AIM ->
Reproduce nothing but the lines from the start of the material through the line that includes "from matplotlib.patches import Rectangle", both ends included, and omit every picture.

COLLECTED MATERIAL ->
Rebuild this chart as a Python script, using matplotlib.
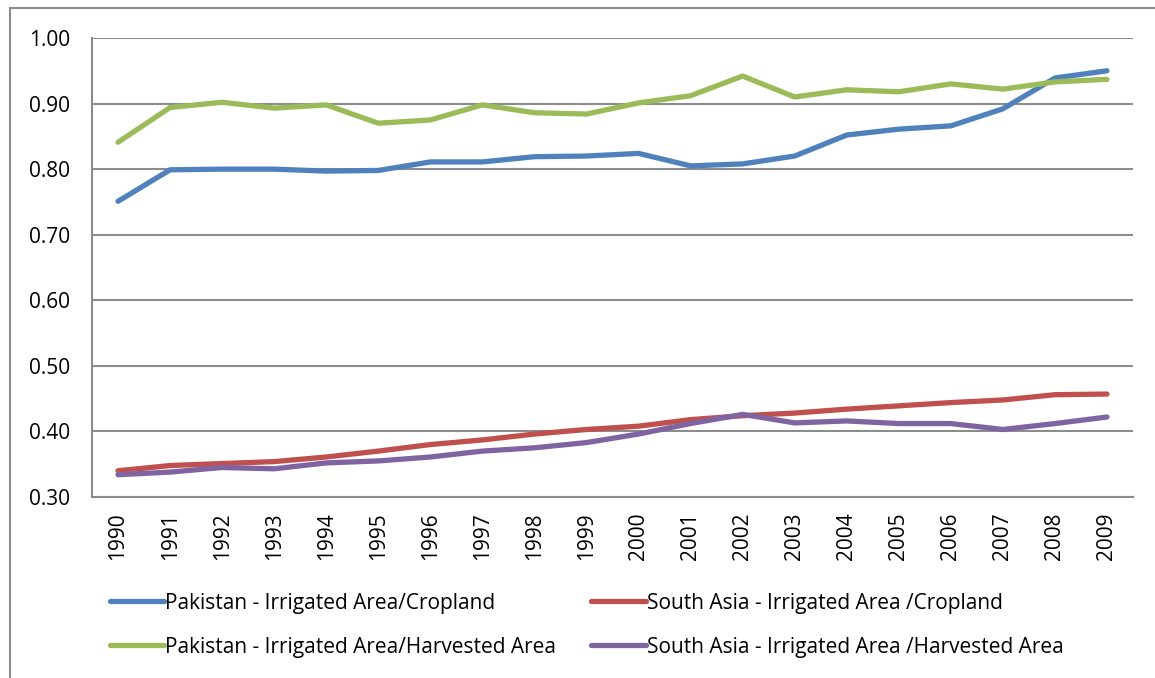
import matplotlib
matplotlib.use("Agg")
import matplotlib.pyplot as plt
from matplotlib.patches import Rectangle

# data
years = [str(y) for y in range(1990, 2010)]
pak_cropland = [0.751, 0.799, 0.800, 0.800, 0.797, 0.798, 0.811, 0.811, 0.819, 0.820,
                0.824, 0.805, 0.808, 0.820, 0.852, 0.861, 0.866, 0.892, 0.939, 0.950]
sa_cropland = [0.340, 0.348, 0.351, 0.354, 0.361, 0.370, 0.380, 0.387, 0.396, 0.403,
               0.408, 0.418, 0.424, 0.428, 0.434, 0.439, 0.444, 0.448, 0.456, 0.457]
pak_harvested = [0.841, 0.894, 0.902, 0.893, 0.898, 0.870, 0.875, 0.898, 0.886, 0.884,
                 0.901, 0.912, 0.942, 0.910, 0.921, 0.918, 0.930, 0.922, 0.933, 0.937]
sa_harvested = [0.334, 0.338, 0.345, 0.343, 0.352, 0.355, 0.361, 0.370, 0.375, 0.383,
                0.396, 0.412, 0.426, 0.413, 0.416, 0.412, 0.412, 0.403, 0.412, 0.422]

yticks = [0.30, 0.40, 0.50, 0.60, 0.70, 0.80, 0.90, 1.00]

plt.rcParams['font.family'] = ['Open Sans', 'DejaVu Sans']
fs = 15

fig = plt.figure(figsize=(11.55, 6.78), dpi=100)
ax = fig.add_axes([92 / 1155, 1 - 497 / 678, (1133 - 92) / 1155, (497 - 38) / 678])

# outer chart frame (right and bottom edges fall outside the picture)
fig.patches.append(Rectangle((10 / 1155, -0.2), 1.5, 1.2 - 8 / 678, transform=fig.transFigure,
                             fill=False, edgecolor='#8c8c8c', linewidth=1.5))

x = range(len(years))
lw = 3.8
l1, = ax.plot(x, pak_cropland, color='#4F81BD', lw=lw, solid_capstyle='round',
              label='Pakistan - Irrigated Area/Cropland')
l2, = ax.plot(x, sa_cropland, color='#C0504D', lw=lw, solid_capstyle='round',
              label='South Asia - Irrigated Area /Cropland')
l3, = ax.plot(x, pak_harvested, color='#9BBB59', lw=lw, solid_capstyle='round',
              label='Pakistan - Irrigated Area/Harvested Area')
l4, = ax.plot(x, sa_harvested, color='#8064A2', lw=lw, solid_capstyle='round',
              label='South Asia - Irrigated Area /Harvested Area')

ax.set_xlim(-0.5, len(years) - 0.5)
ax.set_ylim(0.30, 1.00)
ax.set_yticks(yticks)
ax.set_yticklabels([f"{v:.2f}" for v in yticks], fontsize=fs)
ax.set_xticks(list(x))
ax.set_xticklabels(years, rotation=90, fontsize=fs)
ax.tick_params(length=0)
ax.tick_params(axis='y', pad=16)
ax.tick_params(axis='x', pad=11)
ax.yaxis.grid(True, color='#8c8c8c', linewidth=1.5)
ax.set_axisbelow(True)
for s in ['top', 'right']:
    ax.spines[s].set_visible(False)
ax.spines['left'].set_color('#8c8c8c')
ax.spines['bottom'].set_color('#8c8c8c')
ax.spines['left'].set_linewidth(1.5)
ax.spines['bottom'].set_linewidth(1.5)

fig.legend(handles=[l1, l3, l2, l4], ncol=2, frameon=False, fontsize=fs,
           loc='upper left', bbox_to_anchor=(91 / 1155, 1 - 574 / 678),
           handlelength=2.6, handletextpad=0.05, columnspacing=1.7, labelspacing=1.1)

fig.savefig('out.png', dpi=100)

FINISHED TASK ->
Rebuild this chart as a Python script, using matplotlib.
import matplotlib
matplotlib.use("Agg")
import matplotlib.pyplot as plt
from matplotlib.patches import Rectangle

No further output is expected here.